> **Exercise brief**:
Your task is to retype the lines from the opening of the material through the line that includes "minimum width=217pt, minimum". Do not copy the pictures.
[BEGIN Collected data]
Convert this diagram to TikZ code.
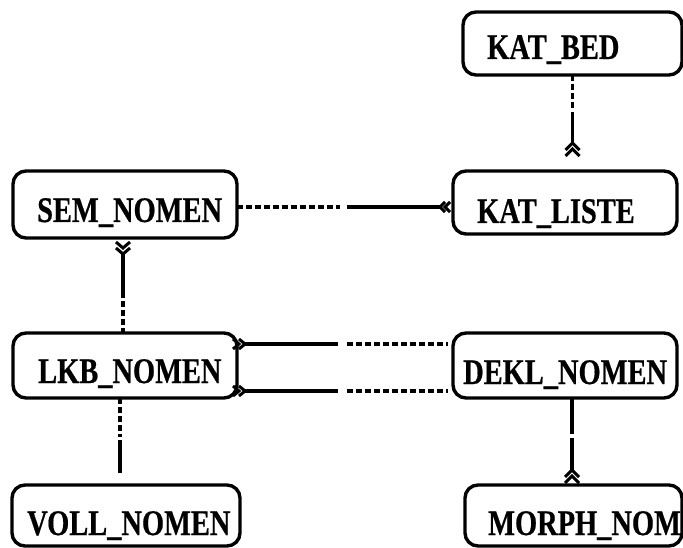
\documentclass[tikz,border=0pt]{standalone}
\usepackage{fontspec}
\usepackage{graphicx}
\newfontfamily\erfont[FakeStretch=0.79, BoldFeatures={FakeBold=0.5}]{Liberation Serif}
\usetikzlibrary{calc}

\tikzset{
  entity/.style={draw, line width=3.4pt, rounded corners=13pt, inner sep=0pt,
                 outer sep=0pt, anchor=north west},
  lbl/.style={anchor=base west, inner sep=0pt,
              font=\erfont\bfseries\fontsize{36}{40}\selectfont},
  rel/.style={line width=3.4pt},
  opt/.style={rel, dash pattern=on 6pt off 3pt},
  chev/.style={line width=3pt, line join=miter},
  % "many" ends: two stacked chevrons opening towards the entity
  pics/chevup/.style={code={
    \draw[chev] (-7,7) -- (0,0) -- (7,7);
    \draw[chev] (-7,13) -- (0,6) -- (7,13);}},
  pics/chevdown/.style={code={
    \draw[chev] (-7,-6) -- (0,0) -- (7,-6);
    \draw[chev] (-7,-12) -- (0,-6) -- (7,-12);}},
  pics/chevleft/.style={code={
    \draw[chev] (5,-5) -- (0,0) -- (5,5);
    \draw[chev] (10,-5) -- (5,0) -- (10,5);}},
  pics/chevright/.style={code={
    \draw[chev] (-6,-5) -- (0,0) -- (-6,5);
    \draw[chev] (-12,-5) -- (-6,0) -- (-12,5);}},
}

\begin{document}
\begin{tikzpicture}[x=1pt,y=-1pt]
\clip (0,0) rectangle (683,548);
\fill[white] (0,0) rectangle (683,548);

% entities
\node[entity, minimum width=219pt, minimum height=63pt] (kb)    at (463,12)  {};
\node[entity, minimum width=224pt, minimum height=63pt] (kl)    at (453,171) {};
\node[entity, minimum width=224pt, minimum height=67pt] (sem)   at (13,171)  {};
\node[entity, minimum width=224pt, minimum height=65pt] (lkb)   at (13,333)  {};
\node[entity, minimum width=224pt, minimum height=65pt] (dekl)  at (453,333) {};
\node[entity, minimum width=228pt, minimum height=61pt] (voll)  at (12,485)  {};
\node[entity, minimum width=217pt, minimum height=61pt] (morph) at (465,485) {};

% entity names
\node[lbl] (kb-t)    at (487,59)  {KAT\_BED};
\node[lbl] (kl-t)    at (477,223) {KAT\_LISTE};
\node[lbl] (sem-t)   at (37,222)  {SEM\_NOMEN};
\node[lbl] (lkb-t)   at (38,383)  {LKB\_NOMEN};
\node[lbl] (dekl-t)  at (463,384) {DEKL\_NOMEN};
\node[lbl] (voll-t)  at (27,535)  {VOLL\_NOMEN};
\node[lbl] (morph-t) at (488,535) {MORPH\_NOM};

% KAT_BED -- KAT_LISTE
\draw[opt] (kb.south) -- ($(kb.south)+(0,33)$);
\draw[rel] ($(kb.south)+(0,37)$) -- ($(kb.south |- kl.north)+(0,-28)$) pic{chevup};

% SEM_NOMEN -- KAT_LISTE
\draw[opt] ($(sem.east)+(0,2.5)$) -- ($(sem.east)+(103,2.5)$);
\draw[rel] ($(sem.east)+(110,2.5)$) -- ($(kl.west)+(-13,4.5)$) pic{chevleft};

% SEM_NOMEN -- LKB_NOMEN
\path ($(sem.south)+(-2,16)$) pic{chevdown};
\draw[rel] ($(sem.south)+(-2,16)$) -- ($(sem.south)+(-2,54)$);
\draw[opt] ($(sem.south)+(-2,54)$) -- ($(lkb.north)+(-2,0)$);

% LKB_NOMEN -- DEKL_NOMEN (two relationships)
\path ($(lkb.east)+(8,-21.5)$) pic{chevright};
\draw[rel] ($(lkb.east)+(8,-21.5)$) -- ($(lkb.east)+(101,-21.5)$);
\draw[opt] ($(dekl.west)+(-106,-21.5)$) -- ($(dekl.west)+(-5,-21.5)$);
\path ($(lkb.east)+(8,25.5)$) pic{chevright};
\draw[rel] ($(lkb.east)+(8,25.5)$) -- ($(lkb.east)+(101,25.5)$);
\draw[opt] ($(dekl.west)+(-106,25.5)$) -- ($(dekl.west)+(-5,25.5)$);

% LKB_NOMEN -- VOLL_NOMEN
\draw[opt] ($(lkb.south)+(-5,0)$) -- ($(lkb.south)+(-5,39)$);
\draw[rel] ($(lkb.south)+(-5,42)$) -- ($(voll.north)+(-6,-12)$);

% DEKL_NOMEN -- MORPH_NOM
\draw[rel] ($(dekl.south)+(7,0)$) -- ($(dekl.south)+(7,36)$);
\draw[rel] ($(dekl.south)+(7,40)$) -- ($(morph.north)+(-1.5,-15)$) pic{chevup};
\end{tikzpicture}
\end{document}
[END Collected data]
> **Exercise solution**:
Convert this diagram to TikZ code.
\documentclass[tikz,border=0pt]{standalone}
\usepackage{fontspec}
\usepackage{graphicx}
\newfontfamily\erfont[FakeStretch=0.79, BoldFeatures={FakeBold=0.5}]{Liberation Serif}
\usetikzlibrary{calc}

\tikzset{
  entity/.style={draw, line width=3.4pt, rounded corners=13pt, inner sep=0pt,
                 outer sep=0pt, anchor=north west},
  lbl/.style={anchor=base west, inner sep=0pt,
              font=\erfont\bfseries\fontsize{36}{40}\selectfont},
  rel/.style={line width=3.4pt},
  opt/.style={rel, dash pattern=on 6pt off 3pt},
  chev/.style={line width=3pt, line join=miter},
  % "many" ends: two stacked chevrons opening towards the entity
  pics/chevup/.style={code={
    \draw[chev] (-7,7) -- (0,0) -- (7,7);
    \draw[chev] (-7,13) -- (0,6) -- (7,13);}},
  pics/chevdown/.style={code={
    \draw[chev] (-7,-6) -- (0,0) -- (7,-6);
    \draw[chev] (-7,-12) -- (0,-6) -- (7,-12);}},
  pics/chevleft/.style={code={
    \draw[chev] (5,-5) -- (0,0) -- (5,5);
    \draw[chev] (10,-5) -- (5,0) -- (10,5);}},
  pics/chevright/.style={code={
    \draw[chev] (-6,-5) -- (0,0) -- (-6,5);
    \draw[chev] (-12,-5) -- (-6,0) -- (-12,5);}},
}

\begin{document}
\begin{tikzpicture}[x=1pt,y=-1pt]
\clip (0,0) rectangle (683,548);
\fill[white] (0,0) rectangle (683,548);

% entities
\node[entity, minimum width=219pt, minimum height=63pt] (kb)    at (463,12)  {};
\node[entity, minimum width=224pt, minimum height=63pt] (kl)    at (453,171) {};
\node[entity, minimum width=224pt, minimum height=67pt] (sem)   at (13,171)  {};
\node[entity, minimum width=224pt, minimum height=65pt] (lkb)   at (13,333)  {};
\node[entity, minimum width=224pt, minimum height=65pt] (dekl)  at (453,333) {};
\node[entity, minimum width=228pt, minimum height=61pt] (voll)  at (12,485)  {};
\node[entity, minimum width=217pt, minimum height=61pt] (morph) at (465,485) {};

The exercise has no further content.